The Young Fire was reported on August 7 at 5:45 pm in the Siskiyou Wilderness of the Six Rivers National Forest. It was primarily in the Gasquet Ranger District, fueled by timber and brush.

By August 20, the Young Fire had burned 1,200 acre, with firefighters using a containment strategy for safety reasons, due to the remote location and difficult terrain. The fire burned around the south end of Twin Peaks and on the north end of Rocky Knob. Recreational areas were impacted at this time, with Doe Flat and Young's Valley Trailheads being closed. By the morning of August 21, the fire had expanded into the Klamath National Forest. Trailhead closures remained in place, with additional closures of the Six River Forest Boundary. The Young Fire grew to 1950 acre by August 23. By August 25, temporary flight restrictions were put in place due to the fire and all trails, roads and land near the fire was closed.

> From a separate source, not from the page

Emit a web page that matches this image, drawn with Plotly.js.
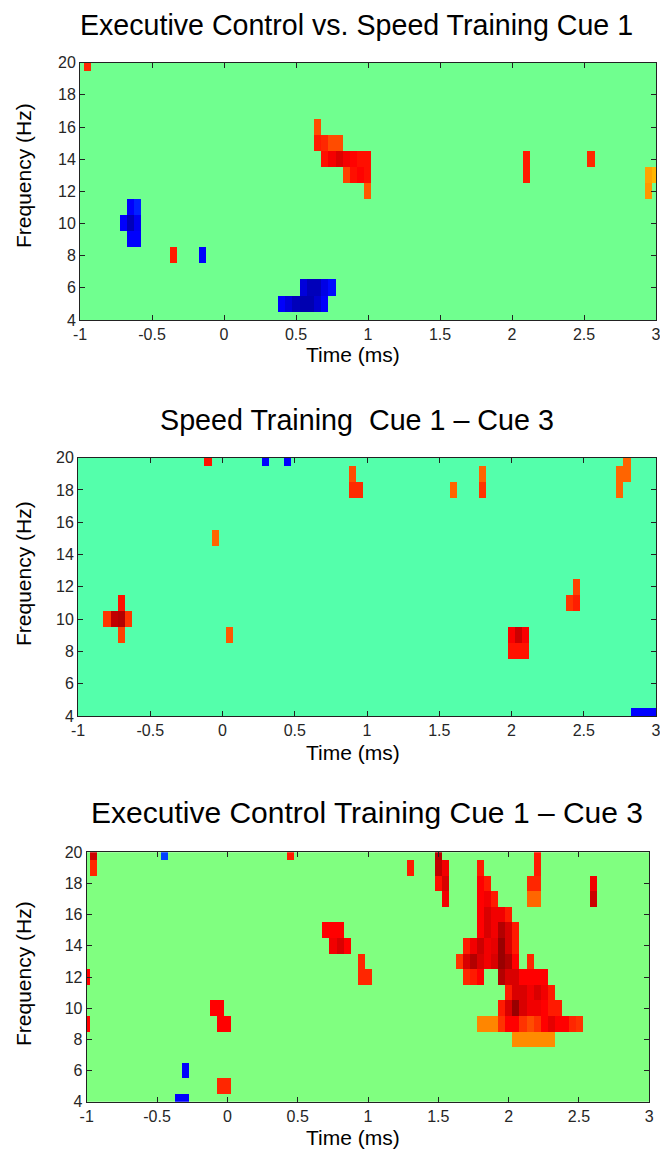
<!DOCTYPE html>
<html>
<head>
<meta charset="utf-8">
<script src="https://cdn.plot.ly/plotly-3.0.1.min.js"></script>
<style>
  html, body { margin: 0; padding: 0; background: #ffffff; }
  #chart { width: 660px; height: 1149px; }
</style>
</head>
<body>
<div id="chart"></div>
<script>
// ---------- Axis tick labels ----------
const xTickVals = [-1, -0.5, 0, 0.5, 1, 1.5, 2, 2.5, 3];
const xTickText = ["-1", "-0.5", "0", "0.5", "1", "1.5", "2", "2.5", "3"];
const yTickVals = [4, 6, 8, 10, 12, 14, 16, 18, 20];
const yTickText = ["4", "6", "8", "10", "12", "14", "16", "18", "20"];

// Frequency bins (Hz)
const freqBins = [4, 5, 6, 7, 8, 9, 10, 11, 12, 13, 14, 15, 16, 17, 18, 19, 20];

// ---------- Panel titles ----------
const panelTitles = [
  "Executive Control vs. Speed Training Cue 1",
  "Speed Training  Cue 1 \u2013 Cue 3",
  "Executive Control Training Cue 1 \u2013 Cue 3"
];

// ---------- Panel 1: Executive Control vs. Speed Training Cue 1 (significant cells) ----------
const p1Time = [-0.95, -0.7, -0.65, -0.65, -0.65, -0.6, -0.6, -0.6, -0.35, -0.15,
  0.65, 0.65, 0.7, 0.75, 0.8,
  0.7, 0.75, 0.8, 0.85, 0.9, 0.95, 1.0,
  0.85, 0.9, 0.95, 1.0, 1.0,
  2.1, 2.1, 2.55, 2.95, 3.0, 2.95,
  0.55, 0.6, 0.65, 0.7, 0.75,
  0.4, 0.45, 0.5, 0.55, 0.6, 0.65, 0.7];
const p1Freq = [20, 10, 11, 10, 9, 11, 10, 9, 8, 8,
  16, 15, 15, 15, 15,
  14, 14, 14, 14, 14, 14, 14,
  13, 13, 13, 13, 12,
  14, 13, 14, 13, 13, 12,
  6, 6, 6, 6, 6,
  5, 5, 5, 5, 5, 5, 5];
const p1Value = [2.9, -3.0, -3.0, -3.6, -3.0, -2.7, -3.1, -3.0, 3.0, -3.0,
  2.6, 3.0, 2.9, 2.6, 2.6,
  3.1, 3.3, 3.5, 3.3, 3.2, 3.1, 3.1,
  2.7, 3.1, 3.2, 3.1, 2.5,
  3.0, 3.0, 2.9, 1.9, 1.75, 2.0,
  -3.3, -3.6, -3.6, -3.2, -2.9,
  -3.0, -3.3, -3.6, -3.7, -3.7, -3.4, -3.0];

// ---------- Panel 2: Speed Training Cue 1 - Cue 3 ----------
const p2Time = [-0.1, 0.3, 0.45, 0.9, 0.9, 0.95, -0.05,
  -0.8, -0.75, -0.7, -0.65, -0.7, -0.7, 0.05,
  1.6, 1.8, 1.8, 2.75, 2.75, 2.8, 2.8,
  2.4, 2.45, 2.45,
  2.0, 2.05, 2.1, 2.0, 2.05, 2.1,
  2.85, 2.9, 2.95, 3.0];
const p2Freq = [20, 20, 20, 19, 18, 18, 15,
  10, 10, 10, 10, 11, 9, 9,
  18, 19, 18, 19, 18, 20, 19,
  11, 12, 11,
  9, 9, 9, 8, 8, 8,
  4, 4, 4, 4];
const p2Value = [3.5, -2.9, -2.9, 3.0, 3.3, 3.3, 2.8,
  3.2, 4.2, 4.3, 3.2, 3.5, 3.1, 2.9,
  2.8, 2.8, 3.2, 2.8, 2.8, 2.8, 2.8,
  3.2, 3.1, 3.4,
  3.7, 4.1, 3.7, 3.5, 3.5, 3.5,
  -2.9, -2.9, -2.9, -2.9];

// ---------- Panel 3: Executive Control Training Cue 1 - Cue 3 ----------
const p3Time = [-0.95, -0.95, -0.45, 0.45, -1.0, -1.0,
  -0.1, -0.05, -0.05, 0.0, -0.3, -0.35, -0.3, -0.05, 0.0,
  0.7, 0.75, 0.8, 0.75, 0.8, 0.85, 0.95, 0.95, 1.0,
  1.3, 1.5, 1.5, 1.5, 1.55, 1.55, 1.55,
  1.8, 1.8, 1.85, 1.8, 1.85, 1.9,
  1.8, 1.85, 1.9, 1.95, 2.0,
  1.8, 1.85, 1.9, 1.95, 2.0, 2.05,
  1.7, 1.75, 1.8, 1.85, 1.9, 1.95, 2.0, 2.05,
  1.65, 1.7, 1.75, 1.8, 1.85, 1.9, 1.95, 2.0, 2.05, 2.15,
  1.7, 1.75, 1.8, 1.95, 2.0, 2.05, 2.1, 2.15, 2.2, 2.25,
  2.0, 2.05, 2.1, 2.15, 2.2, 2.25, 2.3,
  1.95, 2.0, 2.05, 2.1, 2.15, 2.2, 2.25, 2.3, 2.35,
  1.8, 1.85, 1.9, 1.95, 2.0, 2.05, 2.1, 2.15, 2.2, 2.25, 2.3, 2.35, 2.4, 2.45, 2.5,
  2.05, 2.1, 2.15, 2.2, 2.25, 2.3,
  2.2, 2.2, 2.15, 2.2, 2.15, 2.2, 2.6, 2.6];
const p3Freq = [20, 19, 20, 20, 12, 9,
  10, 10, 9, 9, 6, 4, 4, 5, 5,
  15, 15, 15, 14, 14, 14, 13, 12, 12,
  19, 20, 19, 18, 19, 18, 17,
  19, 18, 18, 17, 17, 17,
  16, 16, 16, 16, 16,
  15, 15, 15, 15, 15, 15,
  14, 14, 14, 14, 14, 14, 14, 14,
  13, 13, 13, 13, 13, 13, 13, 13, 13, 13,
  12, 12, 12, 12, 12, 12, 12, 12, 12, 12,
  11, 11, 11, 11, 11, 11, 11,
  10, 10, 10, 10, 10, 10, 10, 10, 10,
  9, 9, 9, 9, 9, 9, 9, 9, 9, 9, 9, 9, 9, 9, 9,
  8, 8, 8, 8, 8, 8,
  20, 19, 18, 18, 17, 17, 18, 17];
const p3Value = [3.4, 2.7, -2.5, 2.8, 3.0, 3.0,
  3.0, 3.0, 3.0, 3.0, -3.0, -3.0, -3.0, 2.7, 2.7,
  3.0, 3.0, 3.0, 3.1, 3.3, 3.0, 2.7, 2.7, 2.7,
  2.8, 3.6, 3.5, 2.9, 3.1, 3.3, 3.1,
  2.8, 3.0, 2.8, 3.0, 3.1, 2.8,
  3.0, 3.3, 3.1, 3.1, 2.8,
  3.0, 3.3, 3.1, 3.6, 3.3, 2.8,
  2.8, 3.1, 3.4, 3.1, 3.2, 3.8, 3.3, 2.8,
  2.6, 3.3, 3.6, 3.3, 3.1, 3.3, 3.8, 3.6, 3.0, 2.7,
  2.7, 2.8, 3.0, 3.6, 3.3, 3.3, 3.0, 3.0, 3.0, 3.0,
  2.8, 3.3, 3.3, 3.1, 3.3, 3.1, 2.8,
  2.8, 3.3, 3.8, 3.3, 3.1, 3.1, 3.0, 2.8, 2.8,
  1.95, 1.95, 1.95, 2.6, 3.0, 3.0, 2.6, 2.4, 2.6, 3.0, 3.2, 3.0, 3.0, 2.7, 2.6,
  1.9, 1.9, 1.9, 1.9, 1.9, 1.9,
  2.8, 2.8, 2.7, 2.7, 2.2, 2.2, 3.1, 3.4];

// Colour limits of each panel (as in the original figures)
const p1Clim = [-4, 4.25];
const p2Clim = [-4, 4.75];
const p3Clim = [-4, 4];

// ---------- Build the grids ----------
const timeBins = [];
for (let i = 0; i <= 80; i++) timeBins.push(Math.round((-1 + i * 0.05) * 100) / 100);

function buildGrid(times, freqs, vals) {
  const z = freqBins.map(() => timeBins.map(() => 0));
  for (let k = 0; k < times.length; k++) {
    const i = freqBins.indexOf(freqs[k]);
    const j = Math.round((times[k] + 1) / 0.05);
    if (i >= 0 && j >= 0 && j < timeBins.length) z[i][j] = vals[k];
  }
  return z;
}

const jet = [
  [0, '#00008F'], [0.125, '#0000FF'], [0.375, '#00FFFF'],
  [0.625, '#FFFF00'], [0.875, '#FF0000'], [1, '#800000']
];

function hm(times, freqs, vals, clim, xa, ya) {
  return {
    type: 'heatmap', x: timeBins, y: freqBins, z: buildGrid(times, freqs, vals),
    colorscale: jet, zmin: clim[0], zmax: clim[1], showscale: false,
    zsmooth: false, hoverinfo: 'skip', xaxis: xa, yaxis: ya
  };
}

const data = [
  hm(p1Time, p1Freq, p1Value, p1Clim, 'x', 'y'),
  hm(p2Time, p2Freq, p2Value, p2Clim, 'x2', 'y2'),
  hm(p3Time, p3Freq, p3Value, p3Clim, 'x3', 'y3')
];

const W = 660, H = 1149;
const FONT = 'Liberation Sans, Arial, Helvetica, sans-serif';
const px = v => v / W;
const py = v => 1 - v / H;

function xa(l, r, anchor) {
  return {
    domain: [px(l), px(r)], anchor: anchor, range: [-1, 3],
    tickmode: 'array', tickvals: xTickVals, ticktext: xTickText,
    ticks: 'inside', ticklen: 5, tickwidth: 1, tickcolor: '#222',
    showline: true, linecolor: '#222', linewidth: 1, mirror: 'ticks',
    showgrid: false, zeroline: false, ticklabeloverflow: 'allow',
    tickfont: { family: FONT, size: 16, color: '#262626' }
  };
}
function ya(t, b, anchor) {
  return {
    domain: [py(b), py(t)], anchor: anchor, range: [4, 20],
    tickmode: 'array', tickvals: yTickVals, ticktext: yTickText,
    ticks: 'inside', ticklen: 5, tickwidth: 1, tickcolor: '#222',
    showline: true, linecolor: '#222', linewidth: 1, mirror: 'ticks',
    showgrid: false, zeroline: false, ticklabeloverflow: 'allow',
    tickfont: { family: FONT, size: 16, color: '#262626' }
  };
}

function ann(text, x, y, size, angle) {
  return {
    text: text, x: px(x), y: py(y), xref: 'paper', yref: 'paper',
    xanchor: 'center', yanchor: 'middle', showarrow: false,
    textangle: angle || 0,
    font: { family: FONT, size: size, color: '#000' }
  };
}

const layout = {
  width: W, height: H,
  margin: { l: 0, r: 0, t: 0, b: 0 },
  paper_bgcolor: '#ffffff', plot_bgcolor: '#ffffff',
  showlegend: false,
  xaxis: xa(80, 656, 'y'), yaxis: ya(62.7, 320, 'x'),
  xaxis2: xa(78, 656, 'y2'), yaxis2: ya(457.7, 716, 'x2'),
  xaxis3: xa(86.7, 649.3, 'y3'), yaxis3: ya(852.3, 1101.7, 'x3'),
  annotations: [
    ann(panelTitles[0], 356, 25, 28.6),
    ann(panelTitles[1], 356.5, 420, 28.7),
    ann(panelTitles[2], 367.5, 812, 30),
    ann('Time (ms)', 353, 355, 21),
    ann('Time (ms)', 353, 752, 21),
    ann('Time (ms)', 353, 1137, 21),
    ann('Frequency (Hz)', 23, 176, 21, -90),
    ann('Frequency (Hz)', 23, 574, 21, -90),
    ann('Frequency (Hz)', 23, 974, 21, -90)
  ]
};

Plotly.newPlot('chart', data, layout, { staticPlot: true, displayModeBar: false });
</script>
</body>
</html>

As of the morning of August 27, the fire had bumped into the scar from a 2015, which helped stop it from spreading. As of August 28, the fire had grown due to west winds, with an additional 50 acres expected to be burned. It spread into the Klamath National Forest and had destroyed 2,500 acre (1900 acre in the Six Rivers National Forest and 600 acre in the Klamath National Forest). A temporary flight restriction over the area was put in place. By August 29, the fire was merged into the Eclipse Complex Fires and the Oak Fire began creeping towards the Young Fire.

On September 1, the Young and Oak Fires merged.